Not long after I started my Blog I made my favourite, grandmother’s saffron bun recipe. I don’t usually make a cake because it goes stale quickly and buns are easier to freeze. But if I am attempting to complete an anthology of Cornish recipes then I must make a Cake. The queen of all Cornish cakes, instantly recognisable as part of Cornish culture and cuisine and much loved by everyone Cornish. Within my trusty 1920s Cornish recipe book there are about ten versions. Most I discard immediately, all have to be halved or quartered as our forebears made huge cakes! In the end I appropriately plumped for the recipe from the Falmouth area.


1 lb 2 oz plain flour
2 oz very finely chopped mixed peel
½ lb currants - I used a couple more oz.
4 oz lard
3 oz butter
2 oz castor sugar 
generous pinch nutmeg
pinch salt
warm milk - about 9 fl oz with a teaspoon sugar
½ oz fresh yeast  [or half sachet dried ie 3 ½ gr].
saffron - depending on quality and how saffrony you want it.

Saffron cakes are denser and heavier than buns. My buns are very light and spongy.
The fat content is far greater here than my bun recipe, the sugar content less too. This should make it heavier and there is about half the quantity of yeast as well.

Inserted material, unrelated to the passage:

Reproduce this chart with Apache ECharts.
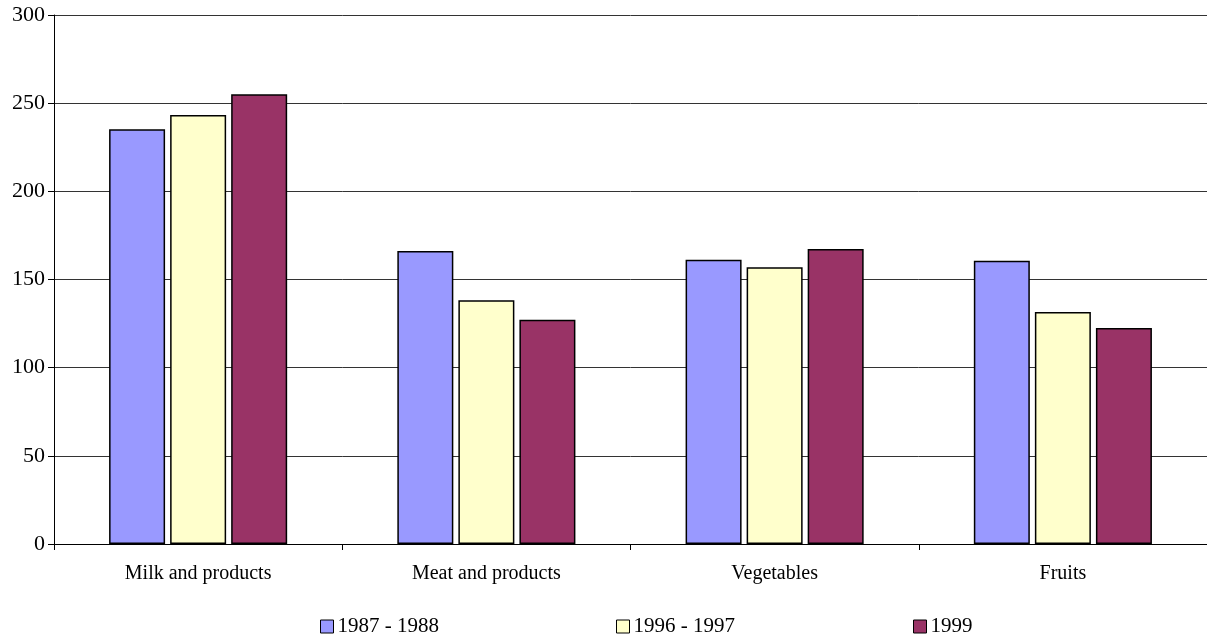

I set about making it.

I wrapped some strands of saffron in some baking parchment and put them in a warm oven for a quarter of an hour. Then, using a rolling pin crushed the dried strands still in the paper, becoming powder like. I then added a few extra strands.

I rubbed the fat into the flour, salt and nutmeg, until it resembled fine breadcrumbs. Then just added the rest of the dry ingredients. Mixing well.

I then warmed the milk and a little sugar to tepid and stirred in the yeast and saffron, leaving it for a while until it started to froth a little. Made a well in the mix and poured in the liquid, bringing it all together with your hand and then tipped it onto a floured surface and began gently kneading until the mix is smooth. Just a few minutes.
Place in a warm spot to prove. Do not expect it to double in size, like bread or the buns.
my book suggested “put a warm plate on it and stand in a warm place until the mixture raises the plate”. That’s all I had to go on!! I left it for a couple of hours, then kneaded again for a minute and put it in an lightly oiled large loaf tin to prove again for an hour.

Preheat the oven to about 180 Deg C. My book suggested 1¼ hours and it took all of that.
But I turned the oven down to about 170 after half the time. The taste test? Absolutely delicious. Quite different from the buns, much heavier, as I thought it would be. The big plus was that it took no time at all. Then the even bigger plus was that the cake was still moist and equally delicious the following day. I don’t know too much about the science of baking but would the high fat content be a factor? I must try it once more as a plain yeast cake!! [I did and it was great!]
Day 3 - the cake it still good. I am so pleased I started this project and found this recipe.


1 comment:

  1. Your cake looks fantastic, I am going to give it a go. What is the best safron to use please?